As the show has progressed, he has tried to cook each meal on his own and it has fostered an unexpected interest in the art form. “As you get a little bit older, you need to find new ways to amuse yourself rather than go out on a bender every night. You start thinking, ‘What can I do to entertain myself that’s a little bit more low key?’ You suddenly find yourself putting on a record and pouring a nice glass of red wine and chopping some onions,” he says. The show caught him at the right moment. “This came up and I thought, ‘What a brilliant idea.’”
As with every character that Sturgess has played, Dion is a new kind of beast. “He’s a bit of a rogue, a bit of a mischief-maker, but he’s full of spirit.” Dion is intense and spontaneous, a whirling dervish in the life of the other characters on the show. “He thinks very quickly and he’s very passionate so that gets him into a lot of trouble,” Sturgess says.
As an actor, Sturgess has a talent for accessing the submerged emotional core of his characters and that skill is on display when he discusses Dion. “He can’t go deep within himself because it’s just so painful in there,” Sturgess explains. “He has a need and a hunger to keep pushing forward and making everything external rather than internal because going inside of himself is just too much of a painful place.”
Sturgess acknowledges certain intersections between Dion and himself. “I feel alive when I feel passionate about something. I don’t mind getting up at 5 o’clock in the morning to go to work. And when I’m not working or filming, you start feeling very… I can see how you can start to sort of go inside yourself,” he says. “I totally relate to that.”
Every character he has played has come with its own set of peculiar hurdles to tackle. For Janusz in The Way Back, Sturgess speaks eloquently about the incredible physical exhaustion that came with the role. With Dion, he remembers one particularly challenging day on set where he had to cook an entire meal while delivering lines. “So we’re both standing in a kitchen, me and my uncle Stavros, and I have to make him French toast,” he says. “Throughout the scene, I had to get the eggs, put them in a bowl, whip them, you know, chop up some croissants, chop some butter, put the butter in the pan, turn the gas on. You know?” He laughs as he recalls the challenge. “And doing all this shit while you’re saying the lines that you just learned in the car this morning. It was impossible. I spent my whole lunch break practicing how to do that. And the director’s like, ‘Oh you’ll be fine. You’ll be fine.’ It’s
impossible!” Everyone on set ate well that day.
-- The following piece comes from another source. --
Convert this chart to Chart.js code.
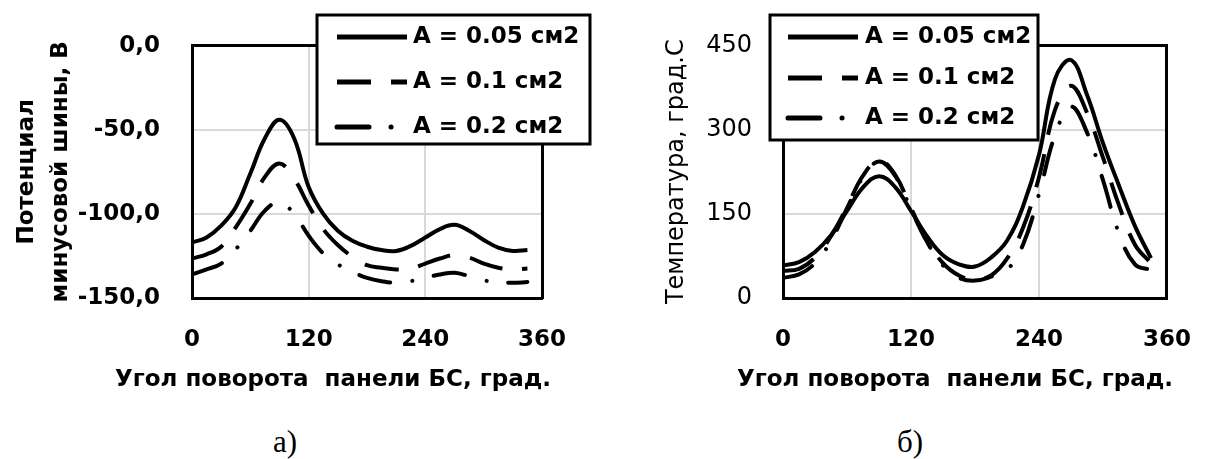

Feed the Beast is Sturgess’ first TV project and, though he is adjusting, he looks forward to the built-in structure of television. “You’re not so hungry-slash- desperate to find another job,” he explains. Music is always in the back of his mind. “I’m always sort of messing around with music. I really hope I get to finish something one day. You have to commit yourself to it. You can’t just sort of flake around with it in the background.”